美術館と道路を挟んだ向かいにある金沢20世紀カフェ 喫茶おあしすというお店で、大山日歩「空壁トリップ1LDK」。

ふたたび片町に戻ってきて、社交会館という飲み屋が入っているビルの一室が会場になっていました。

MES「meltdown pt.3“birthday cake”」。

ケーキの上に立てるロウソクが単管の上に並べられています。「HAPPY BIRTHDAY」という和やかな出だしから「GOOD RIDDANCE」(厄介払いができてせいせいした!という意味みたい)とか「DEAR PATRIARCHY」(patriarchyは家父長制の意)とか不穏なフレーズも入り混じります。
映像ではロウソクに火を点けていって順番に吹き消していく様子が映されていました。

ターンテーブルの上にロウソクがケーキのように積まれています。

MESというのはアーティストユニットのようですが、Reborn Art Festivalにも参加されていましたし、これから作品を拝見する機会も増える気がしています。今後も楽しみです。

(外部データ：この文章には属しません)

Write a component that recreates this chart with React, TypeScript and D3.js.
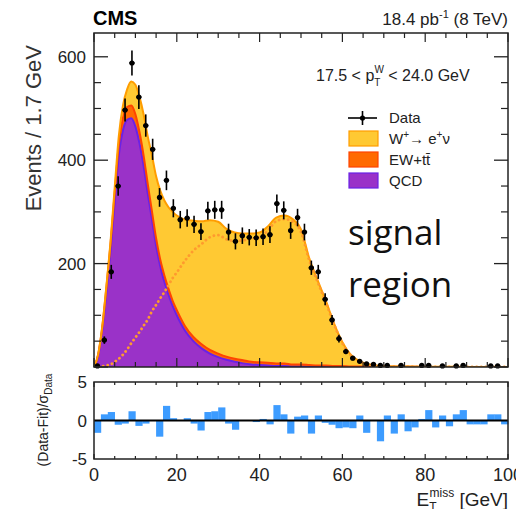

香林坊交差点から犀川大橋に続く大通り(名称はよく分からず)沿いにある石田ビル。一階は石田漆器店が入っていておそらくこのビルのオーナーなんでしょうが、階段で地下へ降りると別世界が広がっていました。

小ぢんまりとしたお店がひしめき合っています。
そのひとつのバーが会場になっていました。

ここでは「ストよろ Mini Mini Theater」と題して、ナルコ「Hund,meiner Seelen Wonne」、山内祥太「大海嘯」、副島しのぶ「Blink in the Desert」と3つの映像作品が上映されていました。
山内さんの作品は以前瀬戸内国際芸術祭で拝見したもの。時化の海のなかを進み揺れに揺れる「めおん号」の姿には改めて驚かされます。

別のバーの空間には湯浅万貴子さんの作品。

秘密基地みたいなとても面白い空間でした。

最後にまたソシアルレジャックビルの海野林太郎さんの作品に戻ってきました。
というのもこの作品、1日に5回ほど「起動」しますと時間が書かれていたので、最後に起動する時間に合わせてその様子を見ておこうと思ったのでした。
そして、その時間になった瞬間。

壁に沿って設置してあった写真作品が突然、ガタガタガタガタっと大きな音を立てて振動をはじめました。あまりの音の大きさに一瞬ビクッと身体が動いてしまいました。

以上で全展示を見終えました。
午後からの約6時間をほぼ費やしているので、移動にも時間は割いていますが、結構なボリュームでした。

今回の展示を通して、金沢という街の深さのようなものを知れたと思います。飲み屋街も普段は行かないので、こういう機会でもなければ見られない景色も多々ありました。これまでとは目線が違っていたからこその新しい発見もいくつかありました。

広坂から片町へ向かう途中の柿木畠ではギャラリーらしきお店も発見しました。

白鷺美術さんというお店。残念ながら営業時間ではなかったのですが、こうしたスペースを知れば知るほど街に対する興味とか愛着も湧いてくるように思います。

そして面白い作家さんもたくさんいるんだなと知れたことも大きな収穫でした。
今までノーマークだったんですけど、金沢美術工芸大学の卒展も見に行ってみたいなあと思いました。来年は是非日程をチェックして行ってみよう。
それ以外にも芸宿のようなオルタナティブなスペースも活発化している印象なので、こまめに情報収集していきたいと思います。